Haga como yo, no se meta en política". Cuenta la leyenda que con tal consejo zanjaba el dictador Francisco Franco las discusiones entre sus ministros cuando se ponían tensos. Entre todas las herencias dejadas a la cultura política española por aquellos 40 años de silencio, ninguna resiste tan bien el paso del tiempo como la aversión a la política, hasta convertir a la misma palabra en un adjetivo calificativo de la peor ralea. Basta con catalogar cualquier cuestión como política, para que caiga sobre quien se atreva a insistir la peor de las maldiciones.

La democracia es, como bien decía Shumpetter, un mecanismo de selección de líderes. Pero también tiene que ser un ejercicio de deliberación pública y debate colectivo para proceder a la toma de decisiones sobre todo aquello que definimos como público. Algo funciona muy mal cuando la política es rebajada sistemáticamente a la condición de actividad digna de escaso respeto, o quienes la practican son clasificados sin atenuantes como personas de poco fiar. Esa imprescindible dimensión deliberativa entre modelos, ideas y visiones queda malherida.

Si aceptamos que la calidad de la democracia guarda una relación directa y exactamente proporcional al aprecio que la sociedad otorga a la política y los políticos, resulta evidente que vivimos momentos de democracia en situación de saldo y liquidación por fin de existencias. Vivimos tiempos donde la gravedad y el alcance de los dilemas públicos planteados debieran ser momentos de gran política.
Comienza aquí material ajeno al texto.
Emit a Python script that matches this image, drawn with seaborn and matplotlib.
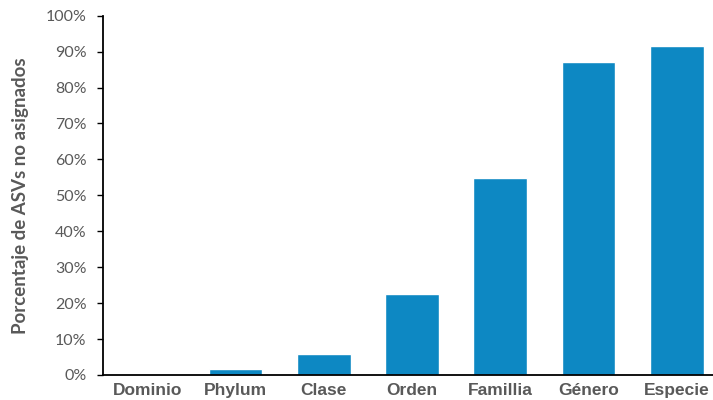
import matplotlib
matplotlib.use("Agg")
import matplotlib.pyplot as plt
from matplotlib.ticker import PercentFormatter, MultipleLocator
import seaborn as sns
import pandas as pd

# Unassigned ASVs per taxonomic rank
rangos = ["Dominio", "Phylum", "Clase", "Orden", "Familia", "Género", "Especie"]
etiquetas = ["Dominio", "Phylum", "Clase", "Orden", "Famillia", "Género", "Especie"]
porcentaje = [0.0, 1.6, 5.8, 22.5, 54.8, 87.1, 91.6]

df = pd.DataFrame({"rango": rangos, "pct": porcentaje})

sns.set_theme(style="white")
plt.rcParams["font.family"] = ["Lato", "DejaVu Sans"]

fig = plt.figure(figsize=(7.13, 4.00), dpi=100)
ax = fig.add_axes([103 / 713, 25 / 400, 618 / 713, 359.3 / 400])

sns.barplot(data=df, x="rango", y="pct", color="#0D88C3", saturation=1,
            width=0.61, ax=ax)

ax.set_xlim(-0.5, len(rangos) - 0.5)
ax.set_ylim(0, 100)
ax.yaxis.set_major_locator(MultipleLocator(10))
ax.yaxis.set_major_formatter(PercentFormatter(decimals=0))

gris = "#595959"
ax.set_xticks(range(len(rangos)))
ax.set_xticklabels(etiquetas, fontsize=12.5, fontweight="bold", color=gris,
                   family=["Liberation Sans", "DejaVu Sans"])
ax.tick_params(axis="x", length=0, pad=6)
ax.tick_params(axis="y", left=True, length=4, width=1, color="black",
               labelsize=11.5, labelcolor=gris, pad=8)

ax.set_xlabel("")
ax.set_ylabel("Porcentaje de ASVs no asignados", fontsize=13.5,
              fontweight="bold", color=gris, labelpad=12)

for side in ("top", "right"):
    ax.spines[side].set_visible(False)
for side in ("left", "bottom"):
    ax.spines[side].set_color("black")
    ax.spines[side].set_linewidth(1.3)

fig.savefig("out.png", dpi=100)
Asuntos como la teoría de la guerra preventiva, el supuesto choque de culturas avivado por el fenómeno de las inmigraciones masivas o el cambio de modelo económico planetario que acompaña al proceso de globalización exigen más que nunca a la democracia desarrollar a fondo sus calidades deliberativas. La política debería servir hoy como instrumento para el contraste y la selección entre modelos alternativos y visiones contrapuestas sobre el mundo donde queremos vivir. Pero sucede todo lo contrario.

El axioma del dictador sigue vivo. Incluso extiende su vigencia a escala planetaria. Hay que viajar mucho en el tiempo para encontrar tantos líderes elegidos democráticamente resistiéndose con uñas y dientes a dar explicaciones en democracia. Pocas veces tantos gobernantes han utilizado y utilizan el viejo truco de pedirnos que no nos metamos en política, para que dejemos de pedirles explicaciones sobre las cosas que realmente nos importan y nos afectan. La política queda restringida a cuestiones de otra galaxia, como el seno de Janet Jackson.

Se abren comisiones de investigación en EEUU e Inglaterra sobre la calidad de la información que llevó al trío de las Azores a embarcarnos en una guerra inmoral. Pero se excluye expresamente cualquier evaluación sobre la propia calidad de la decisión política de arrasar a bombazo limpio un país entero. En España se debate sobre la honestidad de Aznar en las entrevistas televisivas donde empeñó su palabra sobre la existencia de armas masivas, pero expresamente se cierra cualquier revisión en sede civil sobre la decisión en sí misma, alegando que sería un "debate político". Pasó lo mismo cuando el Prestige asoló las costas gallegas. Toda la maquinaria del Estado se empleó a fondo en convertir el debate político en más chapapote para limpiar. Pasa exactamente igual con el proceso electoral que nos conduce sin prisa al 14 de marzo. No hay debate porque sería hacer política, se argumenta. Para añadir a renglón seguido que los ciudadanos no quieren meterse en política precisamente por estar hartos de ella. Ni siquiera la polémica entrevista de Carod-Rovira levanta la veda a la política y todo queda reducido a una cuestión de protocolo, oportunidad y malas compañías.

El objetivo parece ser obligarnos a escoger entre candidatos según su capacidad para condensar la dinamita dialéctica en los 20 segundos diarios de televisión. El único criterio de selección válido para comparar entre programas que se supone concretan un modelo de sociedad y convivencia parece ser calcular quién ofrece más empastes gratis. Aunque para ser justos, hay que admitir que hemos ganado al menos en civilización de la pugna electoral. Hasta hace bien poco, el criterio de selección consistía en ver quién era más duro con el nacionalismo.

Esperemos al menos que Oscar Wilde tuviera razón y lo importante sea que hablen de uno, aunque sea mal. Es el consuelo que nos resta a quienes queremos meternos en la otra política.